Visiting an old high school friend in Colorado last spring, we discussed our rapid approach (or have we already arrived?) into middle age.
“Did it come on fast with you?”
“Yeah, it just seemed to happen overnight. All of a sudden, I can’t see!”
I’ve been extremely nearsighted most of my life. Now, to my intense irritation, I am also farsighted: I can’t read small text.
I refuse – so far – to get reading glasses. I already have one pair of glasses on my face all day, having to hassle with two different ones”¦ well, let’s put that off as long as we can. (No, I don’t want bifocals – that would force me back to the great big lenses that were so popular in the 1970s and look so incredibly stupid now – I like my sleek little designer frames, thank you).
This new handicap has made me acutely aware of a fundamental problem in web design: it’s all apparently done by 25-year-olds who have no notion that everyone in the world isn’t exactly like them.

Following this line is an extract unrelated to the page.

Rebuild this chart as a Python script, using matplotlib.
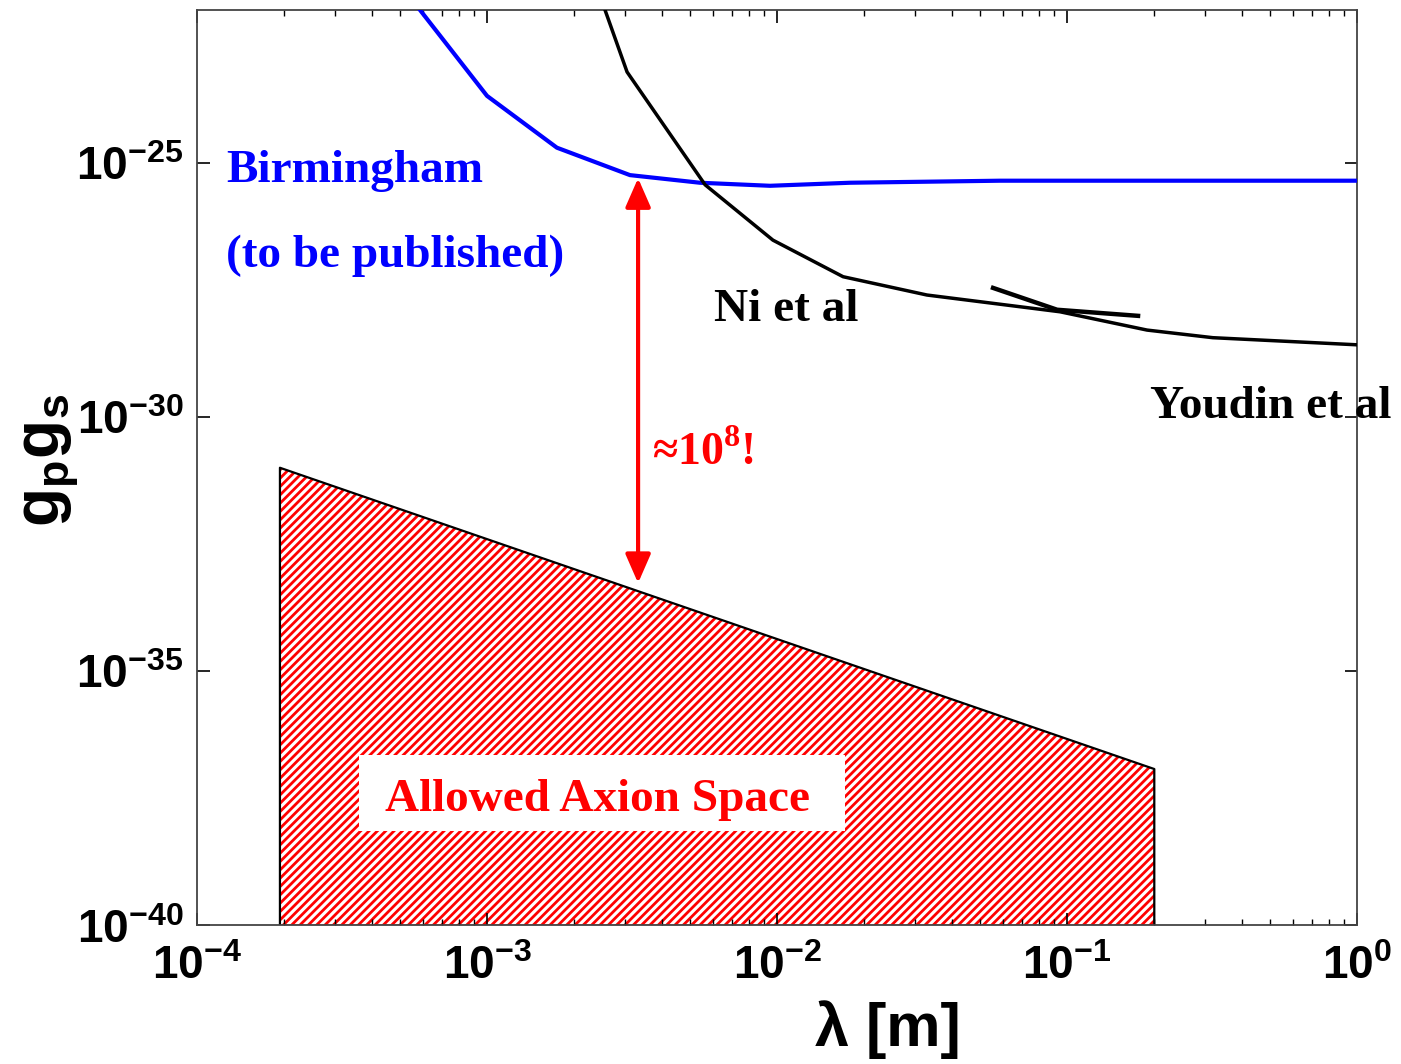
import numpy as np
import matplotlib
matplotlib.use("Agg")
import matplotlib.pyplot as plt
from matplotlib.ticker import FixedLocator, FuncFormatter, LogLocator, NullLocator
from matplotlib.patches import Rectangle

plt.rcParams['mathtext.fontset'] = 'custom'
plt.rcParams['mathtext.rm'] = 'Liberation Serif:bold'
plt.rcParams['mathtext.sf'] = 'Liberation Sans:bold'
plt.rcParams['hatch.linewidth'] = 2.0

# ---- data (log10 values) ----
birm_logx = [-3.40, -3.231, -3.0, -2.759, -2.507, -2.266, -2.024, -1.748, -1.231, 0.0]
birm_logy = [-20.8, -21.99, -23.68, -24.70, -25.24, -25.39, -25.45, -25.39, -25.35, -25.35]

ni_logx = [-2.63, -2.593, -2.517, -2.248, -2.014, -1.772, -1.483, -1.024, -0.724, -0.497, 0.0]
ni_logy = [-21.1, -21.99, -23.21, -25.43, -26.52, -27.24, -27.60, -27.93, -28.29, -28.44, -28.58]

youdin_logx = [-1.255, -1.034, -0.755]
youdin_logy = [-27.46, -27.89, -28.01]

allowed_logx = [-3.714, np.log10(0.2)]
allowed_logy_top = [-31.0, -36.93]
ylow = 1e-40

arrow_logx = -2.479
arrow_logy = [-25.30, -33.27]

xticks = [1e-4, 1e-3, 1e-2, 1e-1, 1e0]
yticks = [1e-40, 1e-35, 1e-30, 1e-25]

# ---- figure ----
fig = plt.figure(figsize=(14.01, 10.64), dpi=100)
ax = fig.add_axes([197/1401, 1-925/1064, 1160/1401, 915/1064])
ax.set_xscale('log')
ax.set_yscale('log')
ax.set_xlim(1e-4, 1e0)
ax.set_ylim(1e-40, 10**-21.99)

bx = 10**np.array(birm_logx); by = 10**np.array(birm_logy)
nx = 10**np.array(ni_logx); ny = 10**np.array(ni_logy)
yx = 10**np.array(youdin_logx); yy = 10**np.array(youdin_logy)

# allowed region
ax_x = 10**np.array(allowed_logx)
ax_top = 10**np.array(allowed_logy_top)
poly_x = [ax_x[0], ax_x[0], ax_x[1], ax_x[1]]
poly_y = [ylow, ax_top[0], ax_top[1], ylow]
ax.fill(poly_x, poly_y, facecolor='white', edgecolor='#ff0000', hatch='////', linewidth=0.5, zorder=1)
ax.plot([ax_x[0], ax_x[0], ax_x[1], ax_x[1]], [ylow, ax_top[0], ax_top[1], ylow],
        color='black', lw=1.6, zorder=2)

ax.plot(bx, by, color='#0000ff', lw=3.0, zorder=3)
ax.plot(nx, ny, color='black', lw=2.5, zorder=3)
ax.plot(yx, yy, color='black', lw=3.2, zorder=3)

# arrow
ax.annotate('', xy=(10**arrow_logx, 10**arrow_logy[1]), xytext=(10**arrow_logx, 10**arrow_logy[0]),
            arrowprops=dict(arrowstyle='<|-|>,head_length=0.8,head_width=0.35', color='#ff0000',
                            lw=3.0, shrinkA=0, shrinkB=0, mutation_scale=22), zorder=4)

# white box for label
ax.add_patch(Rectangle((162/1160, (925-831)/915), 486/1160, 76/915, transform=ax.transAxes,
                       facecolor='white', edgecolor='none', zorder=2.5))

tfont = dict(family='Liberation Serif', weight='bold', fontsize=34)
ax.text(10**-3.90, 10**-25.37, 'Birmingham', color='#0000ff', ha='left', va='baseline', **tfont)
ax.text(10**-3.90, 10**-27.05, '(to be published)', color='#0000ff', ha='left', va='baseline', **tfont)
ax.text(10**-2.217, 10**-28.11, 'Ni et al', color='black', ha='left', va='baseline', **tfont)
ax.text(10**-0.714, 10**-30.02, 'Youdin et al', color='black', ha='left', va='baseline',
        clip_on=False, **tfont)
ax.text(10**-3.352, 10**-37.76, 'Allowed Axion Space', color='#ff0000', ha='left', va='baseline',
        zorder=5, **tfont)
ax.text(10**-2.431, 10**-30.945, r'≈10$^{\mathrm{8}}$!', color='#ff0000', ha='left',
        va='baseline', family='Liberation Serif', weight='bold', fontsize=33)

# ticks
ax.xaxis.set_major_locator(FixedLocator(xticks))
ax.yaxis.set_major_locator(FixedLocator(yticks))
ax.xaxis.set_minor_locator(LogLocator(base=10, subs=np.arange(2, 10)))
ax.yaxis.set_minor_locator(NullLocator())
fmt = FuncFormatter(lambda v, p: r'$\mathsf{10^{%d}}$' % int(round(np.log10(v))))
ax.xaxis.set_major_formatter(fmt)
ax.yaxis.set_major_formatter(fmt)
ax.tick_params(which='both', direction='in', top=True, right=True, colors='black')
ax.tick_params(which='major', length=9, width=1.2, labelsize=33)
ax.tick_params(axis='x', which='major', pad=14)
ax.tick_params(axis='y', which='major', pad=10)
ax.tick_params(which='minor', length=4.5, width=1.0)
for s in ax.spines.values():
    s.set_color('#444444')
    s.set_linewidth(1.3)

fig.text(888/1401, 1-1030/1064, r'λ [m]', ha='center', va='center', fontsize=44,
         family='Liberation Sans', weight='bold')
fig.text(50/1401, 1-460/1064, r'$\mathsf{g_p g_s}$', ha='center', va='center', fontsize=46,
         rotation=90)

fig.savefig('out.png', dpi=100)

Many sites, blog templates, etc. use small type, because the designer thinks it looks cool. Well, it does, except that I can’t READ it. If you have a message to convey via text, it’s passing me right by.
Where there’s text that I definitely want to read, my salvation is Ctrl + – the standard browser shortcut to increase text size.
Some sites disable text size changes, apparently because the designer insists that I should read at whatever type size he finds comfortable.
On some sites text doesn’t exist as text – it’s a graphic embedded in a super-cool Flash image that cannot be resized (this is a particularly Italian sin – Italian designers love Flash way too much).
On some sites you can use Ctrl +, but parts of the page become unusable – lines of text run underneath other page elements and can’t be read, text in menus spills off the edge.
When a site uses fixed-size popup windows, text becomes impossible to read, and form lose their buttons – the window can’t be resized, and you can’t reach the button to Submit or Send unless you remember to Ctrl – (minus) to get the page size back down to what the designer planned for. This unnecessary extra step is off-putting enough that I’m not going to bother completing your damned form.
So, my advice to all you young web designers: someday you, too will be middle-aged and that 8-point type will become a blur to you. Start designing for that now, and you will find a grateful audience among those of us who are already there.